Le président de l’Académie Goncourt signe son retour en librairie ce 14 mai avec Wanted. Inspiré par les figures contemporaines du pouvoir mondial, il livre une dystopie ironique aux allures de western moderne.
Sur la couverture, une unique phrase, une citation : « Mon idée est toute simple, non ? Je suis étonné de ne pas y avoir pensé plus tôt. » Signée Elon Musk, elle donne d’emblée le ton de cette fable grinçante.
Publié le 14 mai chez Stock, Wanted, le nouveau roman de Philippe Claudel – président de l’Académie Goncourt, prix Renaudot pour Les âmes grises et prix Goncourt des lycéens pour Le rapport de Brodeck –, plonge dans une dystopie délirante, où les figures les plus controversées de notre époque deviennent les personnages d’un western contemporain.
Une comédie noire au parfum de Far West
Dans ce récit dystopique, Trump, fraîchement réélu, annonce aux côtés d’Elon Musk une prime d’un milliard de dollars pour éliminer Vladimir Poutine. Le monde chancelle, l’ONU s’agite, les chancelleries s’insurgent, mais la mécanique infernale est lancée. Ce scénario extravagant, Claudel l’assume pleinement. « Ces types avaient trois longueurs d’avance sur moi, cavalaient devant, confie-t-il dans Totémic sur France Inter, diffusé le 16 mai. J’avais l’impression qu’ils me prenaient mon champ d’investigation, qui est celui de la fiction. […] Moi aussi, il faut que je fasse mon job. »

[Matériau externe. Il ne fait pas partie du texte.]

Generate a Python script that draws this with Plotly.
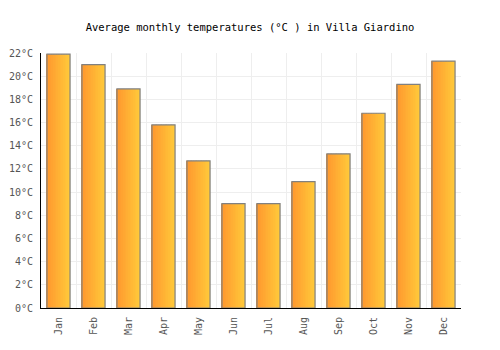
import plotly.graph_objects as go

months = ["Jan", "Feb", "Mar", "Apr", "May", "Jun", "Jul", "Aug", "Sep", "Oct", "Nov", "Dec"]
temps = [21.9, 21.0, 18.9, 15.8, 12.7, 9.0, 9.0, 10.9, 13.3, 16.8, 19.3, 21.3]
y_ticks = list(range(0, 24, 2))
y_labels = [f"{v}°C" for v in y_ticks]

bar_w = 0.66
n_slices = 14
c0 = (255, 152, 46)
c1 = (255, 200, 58)

fig = go.Figure()
for i in range(n_slices):
    t = i / (n_slices - 1)
    col = tuple(round(a + (b - a) * t) for a, b in zip(c0, c1))
    sw = bar_w / n_slices
    fig.add_trace(go.Bar(
        x=months, y=temps, width=sw * 1.05, offset=-bar_w / 2 + i * sw,
        marker=dict(color=f"rgb{col}", line=dict(width=0)),
        hoverinfo="skip", showlegend=False,
    ))
fig.add_trace(go.Bar(
    x=months, y=temps, width=bar_w, offset=-bar_w / 2,
    marker=dict(color="rgba(0,0,0,0)", line=dict(color="#808080", width=1.2)),
    showlegend=False,
))

fig.update_layout(
    width=500, height=350,
    margin=dict(l=41, r=39, t=53, b=42),
    paper_bgcolor="white", plot_bgcolor="white",
    barmode="overlay",
    title=dict(text="Average monthly temperatures (°C ) in Villa Giardino",
               x=0.5, xanchor="center", y=1 - 27 / 350, yanchor="middle",
               font=dict(family="DejaVu Sans Mono", size=10.5, color="black")),
    font=dict(family="DejaVu Sans Mono", size=10, color="#555"),
    xaxis=dict(showgrid=True, gridcolor="#eeeeee", tickangle=-90,
               showline=True, linecolor="black", linewidth=1, automargin=False,
               ticks="", tickson="boundaries", ticklabelstandoff=4,
               tickfont=dict(color="#555", size=10)),
    yaxis=dict(range=[0, 22], tickvals=y_ticks, ticktext=y_labels,
               showgrid=True, gridcolor="#eeeeee", zeroline=False,
               showline=True, linecolor="black", linewidth=1, automargin=False,
               ticks="", ticklabelstandoff=5,
               tickfont=dict(color="#555", size=10)),
)
fig.write_html("out.html")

Elon Musk, Donald Trump, Vladimir Poutine : autant de figures omniprésentes, qui s’invitent jusque dans notre intimité médiatique. « On vit avec, soutient Claudel. Ils ont quasiment fracassé la porte. […] Moi aussi, je peux me permettre d’entrer dans la leur. Et d’entrer notamment dans leur tête, et d’essayer de voir quel est ce labyrinthe complètement obscur et dément qu’est leur mode de pensée. »
Rire pour ne pas se résigner
Face à l’absurdité du monde, Claudel choisit l’humour comme antidote. « J’espère que mon livre apportera une énergie de l’ironie, de la moquerie, de la résistance », affirme-t-il au micro de France Inter. Il met à nu la vacuité de ces figures de pouvoir dont les décisions absurdes sidèrent les contre-pouvoirs et paralysent les démocraties. Et rappelle ainsi que le grotesque est parfois le masque du tragique.

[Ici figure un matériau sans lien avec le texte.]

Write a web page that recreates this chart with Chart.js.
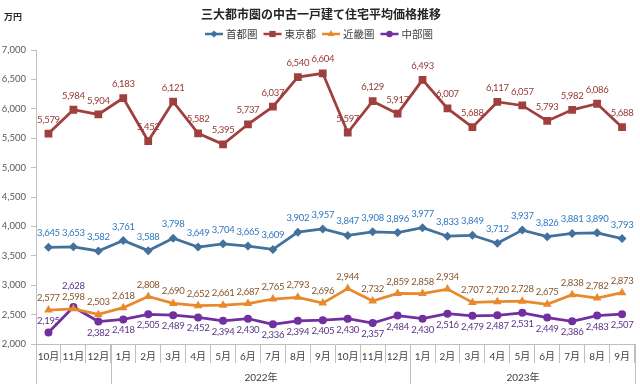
<!DOCTYPE html>
<html>
<head>
<meta charset="utf-8">
<script src="https://cdn.jsdelivr.net/npm/chart.js@4"></script>
<style>
  html, body { margin: 0; padding: 0; background: #fff; }
  #chart { display: block; }
</style>
</head>
<body>
<canvas id="chart" width="640" height="391"></canvas>
<script>
// ---- data ----
const chartTitle = '三大都市圏の中古一戸建て住宅平均価格推移';
const unitLabel = '万円';
const months = ['10月', '11月', '12月', '1月', '2月', '3月', '4月', '5月', '6月', '7月', '8月', '9月',
    '10月', '11月', '12月', '1月', '2月', '3月', '4月', '5月', '6月', '7月', '8月', '9月'];
// [label, first index, last index]
const yearGroups = [['', 0, 2], ['2022年', 3, 14], ['2023年', 15, 23]];
const yTicks = { min: 2000, max: 7000, step: 500 };

const shutoken = [3645, 3653, 3582, 3761, 3588, 3798, 3649, 3704, 3665, 3609, 3902, 3957,
    3847, 3908, 3896, 3977, 3833, 3849, 3712, 3937, 3826, 3881, 3890, 3793];
const tokyo = [5579, 5984, 5904, 6183, 5452, 6121, 5582, 5395, 5737, 6037, 6540, 6604,
    5597, 6129, 5917, 6493, 6007, 5688, 6117, 6057, 5793, 5982, 6086, 5688];
const kinki = [2577, 2598, 2503, 2618, 2808, 2690, 2652, 2661, 2687, 2765, 2793, 2696,
    2944, 2732, 2859, 2858, 2934, 2707, 2720, 2728, 2675, 2838, 2782, 2873];
const chubu = [2195, 2628, 2382, 2418, 2505, 2489, 2452, 2394, 2430, 2336, 2394, 2405,
    2430, 2357, 2484, 2430, 2516, 2479, 2487, 2531, 2449, 2386, 2483, 2507];

// 中部圏 labels sit below the point except these (index -> offset)
const chubuAbove = { 0: -12, 1: -21 };

const FONT = '"Noto Sans CJK JP", "Noto Sans", sans-serif';
// latin face for numbers, CJK falls back
const NUM_FONT = 'Lato, "Noto Sans CJK JP", sans-serif';
const GRID = '#bfbfbf';

const series = [
    { label: '首都圏', data: shutoken, color: '#41719c', text: '#2f78bf', style: 'rectRot', radius: 4.5, offset: () => -14 },
    { label: '東京都', data: tokyo, color: '#a0403e', text: '#953735', style: 'rect', radius: 5.5, offset: () => -14 },
    { label: '近畿圏', data: kinki, color: '#e8892c', text: '#84562a', style: 'triangle', radius: 5, offset: () => -12 },
    { label: '中部圏', data: chubu, color: '#7030a0', text: '#5c3287', style: 'circle', radius: 4, offset: i => (i in chubuAbove ? chubuAbove[i] : 11) }
];

// small marker drawer for the legend
function drawMarker(ctx, style, x, y, r, color) {
    ctx.save();
    ctx.fillStyle = color;
    ctx.beginPath();
    if (style === 'rect') {
        const s = r * Math.SQRT1_2;
        ctx.rect(x - s, y - s, 2 * s, 2 * s);
    } else if (style === 'rectRot') {
        ctx.moveTo(x - r, y); ctx.lineTo(x, y - r); ctx.lineTo(x + r, y); ctx.lineTo(x, y + r);
        ctx.closePath();
    } else if (style === 'triangle') {
        ctx.moveTo(x, y - r); ctx.lineTo(x + r * 0.87, y + r * 0.5); ctx.lineTo(x - r * 0.87, y + r * 0.5);
        ctx.closePath();
    } else {
        ctx.arc(x, y, r, 0, Math.PI * 2);
    }
    ctx.fill();
    ctx.restore();
}

// title, unit, legend, year groups and value labels
const decorPlugin = {
    id: 'decor',
    afterDraw(chart) {
        const ctx = chart.ctx;
        const xs = chart.scales.x;
        const area = chart.chartArea;
        ctx.save();

        // title
        ctx.fillStyle = '#262626';
        ctx.font = `bold 12px ${FONT}`;
        ctx.textAlign = 'center';
        ctx.textBaseline = 'middle';
        ctx.fillText(chartTitle, 321, 14);

        // unit
        ctx.font = `bold 9px ${FONT}`;
        ctx.fillText(unitLabel, 13, 17);

        // legend
        ctx.font = `10.5px ${FONT}`;
        const lineW = 18, gap = 3, itemGap = 6;
        const widths = series.map(s => lineW + gap + ctx.measureText(s.label).width);
        const total = widths.reduce((a, b) => a + b, 0) + itemGap * (series.length - 1);
        let lx = 319 - total / 2;
        const ly = 34;
        series.forEach((s, i) => {
            ctx.strokeStyle = s.color;
            ctx.lineWidth = 2.5;
            ctx.beginPath();
            ctx.moveTo(lx, ly);
            ctx.lineTo(lx + lineW, ly);
            ctx.stroke();
            drawMarker(ctx, s.style, lx + lineW / 2, ly, s.radius * 0.8, s.color);
            ctx.fillStyle = '#404040';
            ctx.textAlign = 'left';
            ctx.fillText(s.label, lx + lineW + gap, ly + 0.5);
            lx += widths[i] + itemGap;
        });

        // year groups under month labels
        const half = (xs.getPixelForValue(1) - xs.getPixelForValue(0)) / 2;
        const yTop = area.bottom;
        const yBot = 384;
        ctx.strokeStyle = GRID;
        ctx.lineWidth = 1;
        ctx.font = `10px ${NUM_FONT}`;
        ctx.fillStyle = '#404040';
        ctx.textAlign = 'center';
        yearGroups.forEach(([label, a, b], gi) => {
            const x0 = Math.round(xs.getPixelForValue(a) - half) + 0.5;
            const x1 = Math.round(xs.getPixelForValue(b) + half) + 0.5;
            ctx.beginPath();
            ctx.moveTo(x0, yTop);
            ctx.lineTo(x0, yBot);
            if (gi === yearGroups.length - 1) {
                ctx.moveTo(x1, yTop);
                ctx.lineTo(x1, yBot);
            }
            ctx.stroke();
            if (label) ctx.fillText(label, (x0 + x1) / 2, 378);
        });

        // value labels
        ctx.font = `9.5px ${NUM_FONT}`;
        ctx.letterSpacing = '-0.3px';
        ctx.textAlign = 'center';
        ctx.textBaseline = 'middle';
        chart.data.datasets.forEach((ds, di) => {
            const s = series[di];
            chart.getDatasetMeta(di).data.forEach((pt, i) => {
                ctx.fillStyle = s.text;
                ctx.fillText(ds.data[i].toLocaleString('en-US'), pt.x, pt.y + s.offset(i));
            });
        });
        ctx.restore();
    }
};

new Chart(document.getElementById('chart'), {
    type: 'line',
    data: {
        labels: months,
        datasets: series.map(s => ({
            label: s.label,
            data: s.data,
            borderColor: s.color,
            backgroundColor: s.color,
            borderWidth: 2.75,
            pointStyle: s.style,
            pointRadius: s.radius,
            pointBorderWidth: 0,
            tension: 0
        }))
    },
    options: {
        responsive: false,
        animation: false,
        devicePixelRatio: 1,
        layout: { padding: { top: 50, right: 3, left: 0, bottom: 0 } },
        plugins: {
            legend: { display: false },
            title: { display: false },
            tooltip: { enabled: false }
        },
        scales: {
            x: {
                offset: true,
                grid: { offset: true, drawOnChartArea: false, drawTicks: true, tickLength: 19, color: GRID },
                border: { color: GRID },
                ticks: { padding: -12, color: '#404040', font: { family: NUM_FONT, size: 10 }, maxRotation: 0, autoSkip: false },
                afterFit: s => { s.height = 47; }
            },
            y: {
                min: yTicks.min,
                max: yTicks.max,
                ticks: {
                    stepSize: yTicks.step,
                    color: '#595959',
                    font: { family: NUM_FONT, size: 9.5 },
                    padding: 5,
                    callback: v => v.toLocaleString('en-US')
                },
                grid: { drawOnChartArea: false, tickLength: 5, color: GRID },
                border: { color: GRID },
                afterFit: s => { s.width = 36; }
            }
        }
    },
    plugins: [decorPlugin]
});
</script>
</body>
</html>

Son roman paraît quelques semaines après la publication de L’heure des prédateurs de Giuliano da Empoli, autre invité de France Inter et de La Grande Librairie. Une thèse complémentaire s’y déploie : celle d’un monde désormais gouverné par des « autocrates décomplexés », épaulés par des « seigneurs de la tech ». Trump, Poutine, Musk, mais aussi MBS ou Nayib Bukele, président du Salvador, y deviennent les emblèmes inquiétants d’un pouvoir privatisé, brutal et spectaculaire.
Un écrivain enraciné et punk
Sur le plateau d’Augustin Trapenard, Claudel a également évoqué ses racines lorraines et son adolescence nourrie par Patti Smith, les Stranglers et les fulgurances du punk. « Punk un jour, punk toujours », souriait-il. Une posture de révolte, qui irrigue son œuvre et trouve ici une nouvelle expression : une fiction enragée, lucide, libre.
Depuis plus de 20 ans, Claudel tisse une œuvre traversée par la mémoire, l’exil, la culpabilité. Avec Wanted, il déplace le regard : c’est désormais la confiscation de la réalité qu’il combat – l’usurpation du récit par ceux qui prétendent réécrire le monde à coups de tweets, de provocations, ou de milliards.